Stacy Brown Jr. sitting on evidence of a possible train crossing. (photo: Stacy Brown Jr.) |
In an article from How Stuff Works Now, writer Patrick J. Kiger discusses how bigfooters fund their "hobby". The title of the piece is People Are on the Hunt for Bigfoot. Here's How They're Funding It. The piece could sum it all up with a single quote from Loren Coleman, "People pay out of their own pockets to search for Bigfoot," but that would be too short. The article seems to be more about Stacy Brown Jr. winner of the 10 Million Bigfoot Bounty reality tv competition.
Stacy Brown comes across as confident, some would say cocky and a little disparaging towards his fellow researchers. They said the same thing about Muhammad Ali too and he was able to back up his claims. Can Stacy Brown Jr. back up his confidence? He has one of the best thermal videos out there. He beat a dozen other people in a reality show competition. He literally spends 6 months out of the year looking for bigfoot in the field. He makes a $100k living looking for bigfoot. You decide.

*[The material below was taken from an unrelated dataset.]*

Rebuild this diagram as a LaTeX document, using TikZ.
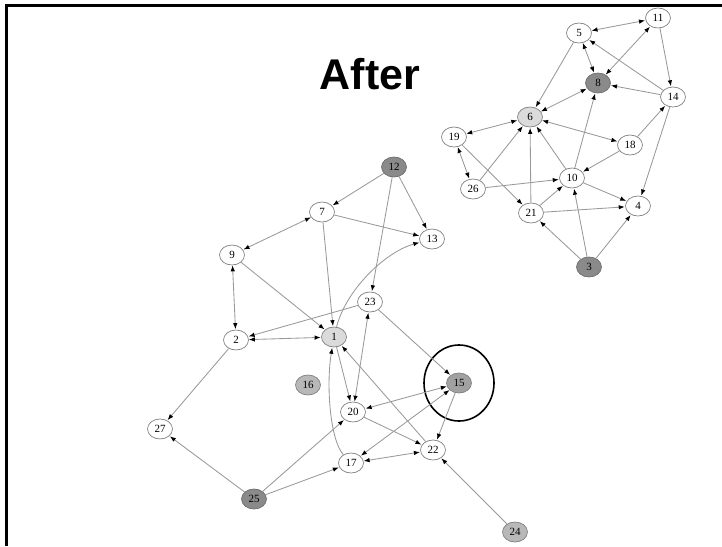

Still frame of Brown footage courtesy of CliffBarackman.com |
But there is one exception — a Florida man who's found a way to search for Bigfoot as a full-time job, and to make a decent living at it in the process. It took plenty of entrepreneurial ingenuity and determination, with a healthy amount of luck sprinkled in.Read the full article titled People Are on the Hunt for Bigfoot. Here's How They're Funding It
"I don't see that I have any competition," says 31-year-old Stacy Brown, Jr., who describes the rest of Bigfoot's pursuers as "a bunch of glorified campers." Brown notes that he spends up to 180 days a year scouring the woods for evidence of the creature. "I'll go out for 10 days at a time," he says.
Unlike some of his self-financed competitors, Brown also has the best equipment, including a $10,000 thermal imaging device for tracking the creature out in the brush via its own body heat. He's even got an arrangement with a major university to do DNA analysis, whenever he finds some remnant of Bigfoot that can be tested. (Though no major universities are sponsoring their own hunts, some do perform Sasquatch-related work, as Oxford University did in 2014.)
And somehow, Brown actually makes a decent living: between $80,000 and $100,000 a year, he says.
Sasquatch Spotting
Brown has been interested in Bigfoot for almost as long as he can remember. When he was six, he started poking around in the woods near his family's house. But it wasn't until four years ago, at age 27, when he says that he caught a glimpse of the creature one night while on a camping trip, that he knew he'd found his calling.
"I heard something walk up [to the campsite]," says Brown. "It was maybe 15 or 20 feet away. It had a chimp-like face — you got a human nose, wider and flat, and this protrusion around the mouth." The best way to describe the creature, he says, is "like the Beast Man off 'Masters of the Universe,' the old TV show, except that he's got hair up to his cheeks, because Beast Man had an Amish-style beard."
After that eye-opening experience, Brown started spending a lot of time searching for Bigfoot, even switching his job as a supervisor at a cable TV billing facility to 12-hour shifts so that he'd have more time in the woods. To bankroll his expeditions, he even sold his nice truck and bought a "crappy vehicle" to get around in.
But Brown was just scraping by until he became got a chance to compete as a team with his pal David Lauer against other Bigfoot hunters on a cable TV program called "10 Million Dollar Bigfoot Bounty." They didn't land the $10 million grand prize, but they managed to walk away with a $100,000 grant for research, for being the final team left in the competition.
That influx of capital helped, but the notoriety was even better. Brown says that he no longer has to buy the various imaging and parabolic recording gadgetry that hunters need these days, because the manufacturers are willing to give him the stuff in exchange for a chance to be associated with his notoriety.
"We probably have $100,000 worth of equipment," he notes. Additionally, Brown has appeared on other cryptid-related TV shows, earning $2,000 or so per appearance, he says.